El sanchismo no podría ser ciencia porque no tendría más método que el caos, porque ignora la evidencia y porque Sánchez es por definición infalsable

Este Sánchez faraón de palanquín y de bañera con patas de hipogrifo, emperador con volutas de racimo y caballo ministro (pueden pensar en muchos, y además es un icono que nos lleva otra vez a Gil, igual que el Miró como un retrete de mil chorritos) quizá les parezca a ustedes una exageración. Yo creo que ni de lejos. Yo diría que el sanchismo capaz de decir estas cosas que parecen de zarza ardiendo, una zarza de banderas y de ficus de despachito, sería un monoteísmo superior a los que conocemos. Hasta santo Tomás admitía que hay cosas que ni siquiera Dios puede hacer: por ejemplo, que lo que ya pasó no haya pasado o que una contradicción lógica no lo sea. Pero esto es justo lo que Sánchez hace todo el tiempo. Sánchez no es un apolo o un caligulín de albornocito, sino que habría superado la teología escolástica, la aporía de la omnipotencia, y sería más Dios que Dios. A uno, la verdad, le parece demasiado incluso para haber salido del pesebre de un Peugeot.

Volvamos a poner los pies en la tierra, porque Sánchez no es un dios con bucles y lira, ni el Dios circular de la ontología, ni el Dios en pantuflas de las viñetas, sino un demagogo que después del vendepeines de Iván Redondo ha optado por unos asesores vagos y como colilleros o ropavejeros. En los tiempos de Iván Redondo, aun con su filosofía de galletita de la suerte, se llegaban a inventar términos que luego han terminado hasta en el diccionario de la RAE, que los señores académicos llenan cazando pajarillos en sus sillas de fraile. Por ejemplo, eso de “nueva normalidad”, todo un hallazgo. Los asesores y propagandistas de ahora no lanzan sus propios pajarillos para que los pille el académico o el votante, sino que se limitan a regurgitar las palabras que ya maneja la gente, sus connotaciones positivas o negativas ya muy usadas o sudadas igual que sombreros prestados. Aplicarle al contrincante eso del negacionismo como garrotazo invencible tiene la misma originalidad y el mismo sentido que aplicarle lo de tsunami (la palabra tsunami marcó toda una época, como la palabra guateque).
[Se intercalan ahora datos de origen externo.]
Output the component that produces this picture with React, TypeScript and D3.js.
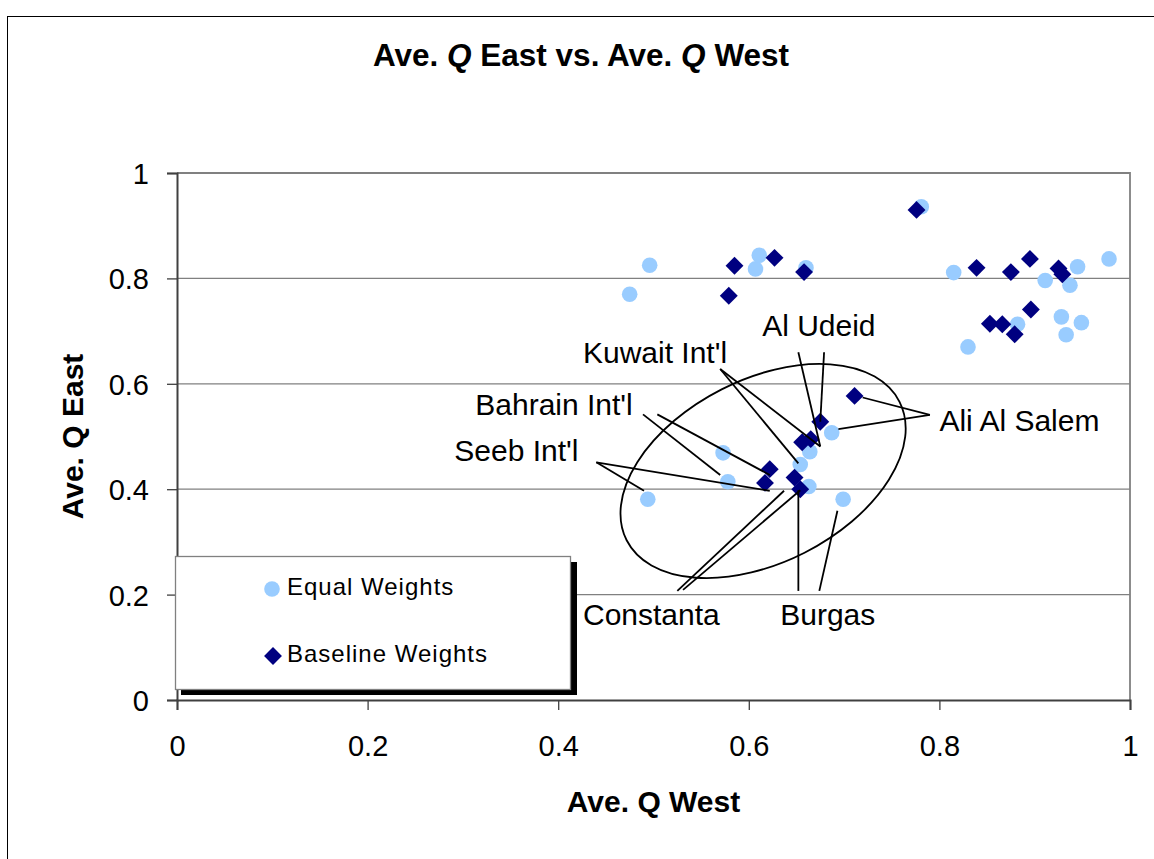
import { useEffect, useRef } from "react";
import * as d3 from "d3";

// Equal weights (light blue circles)
const equalX = [0.475, 0.496, 0.607, 0.611, 0.660, 0.781, 0.815, 0.911, 0.937, 0.945, 0.978, 0.830, 0.882, 0.928, 0.949, 0.933, 0.494, 0.573, 0.578, 0.654, 0.664, 0.663, 0.687, 0.699];
const equalY = [0.770, 0.825, 0.818, 0.844, 0.820, 0.936, 0.811, 0.796, 0.787, 0.822, 0.837, 0.670, 0.713, 0.727, 0.716, 0.693, 0.381, 0.469, 0.414, 0.447, 0.471, 0.405, 0.507, 0.381];

// Baseline weights (navy diamonds)
const baseX = [0.579, 0.585, 0.627, 0.658, 0.776, 0.839, 0.875, 0.895, 0.925, 0.929, 0.853, 0.866, 0.879, 0.896, 0.617, 0.622, 0.648, 0.654, 0.656, 0.665, 0.675, 0.711];
const baseY = [0.767, 0.824, 0.839, 0.812, 0.930, 0.820, 0.812, 0.837, 0.819, 0.808, 0.714, 0.713, 0.694, 0.741, 0.412, 0.438, 0.422, 0.400, 0.489, 0.495, 0.528, 0.577];

const xTicks = [0, 0.2, 0.4, 0.6, 0.8, 1];
const yTicks = [0, 0.2, 0.4, 0.6, 0.8, 1];
const gridTicks = [0.2, 0.4, 0.6, 0.8];

const seriesNames = ["Equal Weights", "Baseline Weights"];

// callout labels: text position and leader lines, in data units
const labelNames = ["Kuwait Int'l", "Al Udeid", "Bahrain Int'l", "Seeb Int'l", "Ali Al Salem", "Constanta", "Burgas"];
const labelPos = [[0.426, 0.639], [0.614, 0.691], [0.313, 0.541], [0.291, 0.454], [0.800, 0.510], [0.426, 0.143], [0.633, 0.143]];
const leaderLines = [
  [[0.570, 0.628, 0.652, 0.449], [0.570, 0.628, 0.675, 0.481]],
  [[0.652, 0.660, 0.675, 0.481], [0.679, 0.660, 0.675, 0.528]],
  [[0.489, 0.542, 0.570, 0.427], [0.504, 0.542, 0.622, 0.427]],
  [[0.440, 0.451, 0.490, 0.397], [0.440, 0.451, 0.622, 0.397]],
  [[0.790, 0.541, 0.7195, 0.574], [0.790, 0.541, 0.694, 0.514]],
  [[0.525, 0.207, 0.637, 0.397], [0.531, 0.209, 0.654, 0.398]],
  [[0.652, 0.207, 0.652, 0.398], [0.674, 0.207, 0.693, 0.359]],
];
const ellipseCenter = [0.615, 0.4345];

const FONT = "'Liberation Sans', Arial, sans-serif";
const LIGHT = "#99CCFF";
const NAVY = "#000080";

function drawChart(svgEl: SVGSVGElement) {
  const width = 1154;
  const height = 859;
  const margin = { top: 173, left: 177, right: 24, bottom: 159 };
  const innerW = width - margin.left - margin.right;
  const innerH = height - margin.top - margin.bottom;

  const svg = d3.select(svgEl);
  svg.selectAll("*").remove();
  svg.attr("width", width).attr("height", height);

  svg.append("rect").attr("width", width).attr("height", height).attr("fill", "#fff");

  // outer chart frame
  svg.append("rect")
    .attr("x", 7.5).attr("y", 16.5)
    .attr("width", width + 20).attr("height", height + 20)
    .attr("fill", "none").attr("stroke", "#000").attr("stroke-width", 1);

  // title with italic Q
  const title = svg.append("text")
    .attr("x", 581).attr("y", 66)
    .attr("text-anchor", "middle")
    .style("font-family", FONT).style("font-size", "31.5px").style("font-weight", "bold");
  title.append("tspan").text("Ave. ");
  title.append("tspan").style("font-style", "italic").text("Q");
  title.append("tspan").text(" East vs. Ave. ");
  title.append("tspan").style("font-style", "italic").text("Q");
  title.append("tspan").text(" West");

  const g = svg.append("g").attr("transform", `translate(${margin.left},${margin.top})`);

  const x = d3.scaleLinear().domain([0, 1]).range([0, innerW]);
  const y = d3.scaleLinear().domain([0, 1]).range([innerH, 0]);

  // gridlines
  g.append("g").selectAll("line").data(gridTicks).enter().append("line")
    .attr("x1", 0).attr("x2", innerW)
    .attr("y1", d => y(d)).attr("y2", d => y(d))
    .attr("stroke", "#808080").attr("stroke-width", 1.3);

  // plot border top and right
  g.append("path")
    .attr("d", `M0,${y(1)}H${x(1)}V${y(0)}`)
    .attr("fill", "none").attr("stroke", "#808080").attr("stroke-width", 1.8);

  // axes
  const fmt = d3.format("~g");
  g.append("g")
    .attr("transform", `translate(0,${innerH})`)
    .call(d3.axisBottom(x).tickValues(xTicks).tickFormat(d => fmt(d as number)).tickSize(10).tickPadding(25))
    .call(ax => {
      ax.select(".domain").attr("stroke", "#404040").attr("stroke-width", 2);
      ax.selectAll("line").attr("stroke", "#404040").attr("stroke-width", 1.3);
      ax.selectAll("text").attr("fill", "#000").style("font-family", FONT).style("font-size", "29px");
    });
  g.append("g")
    .call(d3.axisLeft(y).tickValues(yTicks).tickFormat(d => fmt(d as number)).tickSize(10).tickPadding(18))
    .call(ax => {
      ax.select(".domain").attr("stroke", "#404040").attr("stroke-width", 2);
      ax.selectAll("line").attr("stroke", "#404040").attr("stroke-width", 1.3);
      ax.selectAll("text").attr("fill", "#000").attr("dy", "0.36em").style("font-family", FONT).style("font-size", "29px");
    });

  // axis titles
  svg.append("text")
    .attr("x", margin.left + innerW / 2).attr("y", 812)
    .attr("text-anchor", "middle")
    .style("font-family", FONT).style("font-size", "30px").style("font-weight", "bold")
    .text("Ave. Q West");
  svg.append("text")
    .attr("transform", `translate(83,${margin.top + innerH / 2}) rotate(-90)`)
    .attr("text-anchor", "middle")
    .style("font-family", FONT).style("font-size", "30px").style("font-weight", "bold")
    .text("Ave. Q East");

  // ellipse
  g.append("ellipse")
    .attr("transform", `translate(${x(ellipseCenter[0])},${y(ellipseCenter[1])}) rotate(-26.9)`)
    .attr("rx", 153).attr("ry", 91.6)
    .attr("fill", "none").attr("stroke", "#000").attr("stroke-width", 1.8);

  // series
  const diamond = d3.symbol().type(d3.symbolSquare).size(160);
  g.append("g").selectAll("circle").data(equalX).enter().append("circle")
    .attr("cx", d => x(d)).attr("cy", (_, i) => y(equalY[i]))
    .attr("r", 7.8).attr("fill", LIGHT);
  g.append("g").selectAll("path").data(baseX).enter().append("path")
    .attr("d", diamond)
    .attr("transform", (d, i) => `translate(${x(d)},${y(baseY[i])}) rotate(45)`)
    .attr("fill", NAVY);

  // leader lines and labels
  leaderLines.forEach(set => {
    set.forEach(([x1, y1, x2, y2]) => {
      g.append("line")
        .attr("x1", x(x1)).attr("y1", y(y1))
        .attr("x2", x(x2)).attr("y2", y(y2))
        .attr("stroke", "#000").attr("stroke-width", 1.8);
    });
  });
  labelNames.forEach((name, i) => {
    g.append("text")
      .attr("x", x(labelPos[i][0])).attr("y", y(labelPos[i][1]))
      .style("font-family", FONT).style("font-size", "30px")
      .text(name);
  });

  // legend
  const lg = svg.append("g").attr("transform", "translate(175,556)");
  lg.append("rect").attr("x", 6).attr("y", 6).attr("width", 396).attr("height", 133).attr("fill", "#000");
  lg.append("rect").attr("x", 0.5).attr("y", 0.5).attr("width", 395).attr("height", 133)
    .attr("fill", "#fff").attr("stroke", "#808080").attr("stroke-width", 1.3);
  seriesNames.forEach((name, i) => {
    const cy = 33 + i * 67;
    if (i === 0) {
      lg.append("circle").attr("cx", 97).attr("cy", cy).attr("r", 7.8).attr("fill", LIGHT);
    } else {
      lg.append("path").attr("d", diamond).attr("transform", `translate(98,${cy}) rotate(45)`).attr("fill", NAVY);
    }
    lg.append("text")
      .attr("x", 112).attr("y", cy + 6)
      .style("font-family", FONT).style("font-size", "24px").style("letter-spacing", "1px")
      .text(name);
  });
}

export default function App() {
  const svgRef = useRef<SVGSVGElement>(null);
  useEffect(() => {
    if (svgRef.current) drawChart(svgRef.current);
  }, []);
  return (
    <svg ref={svgRef} style={{ position: "absolute", left: 0, top: 0, display: "block" }} />
  );
}
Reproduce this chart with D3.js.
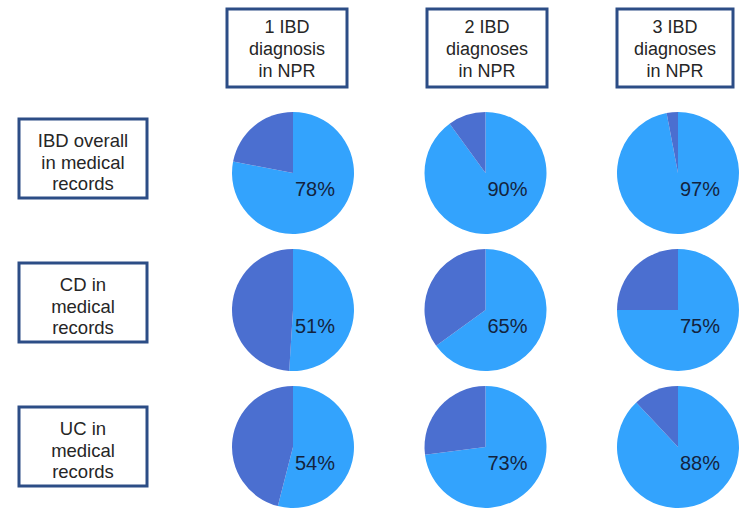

Afortunadamente, la política todavía no es una ciencia, aunque los de letras insistan en poner la palabra dignificadora en las fachadas de sus facultades de creencias flamígeras. Afortunadamente, la política sigue siendo una opinión, una opción, una solución, un modelo, una visión, o mejor dicho muchas opiniones, opciones, soluciones, modelos, visiones, que pueden y deben convivir, o no habría libertad. La ciencia es un método, no una conclusión, y se basa en la evidencia y la falsabilidad. El sanchismo no podría ser ciencia porque no tendría más método que el caos, porque ignora la evidencia y porque Sánchez es por definición infalsable. Tampoco podría ser religión a pesar de las maneras, encajitos e idolatrías de dolorosa sevillana que se gasta Sánchez, porque no hay teología que pueda dar cabida a un Dios nihilista.

Sánchez nos dice que él es la verdad, la luz, la ciencia, la vida, incluso después de dos años doblegando la misma curva seis veces. Sánchez nos dice que no se le puede negar sin incurrir en falsedad o en sacrilegio, pero Sánchez es un negacionista de sí mismo y si fuera coherente tendría que ser el primer hereje en quemarse por los pies y el primer falso científico en quemarse por la barba. En la pecera de la SER o de la Moncloa, Sánchez seguía aguantándolo todo, como el Miró de cuarto de baño aguanta sus moscas y arañas de manchurrones o de efluvios.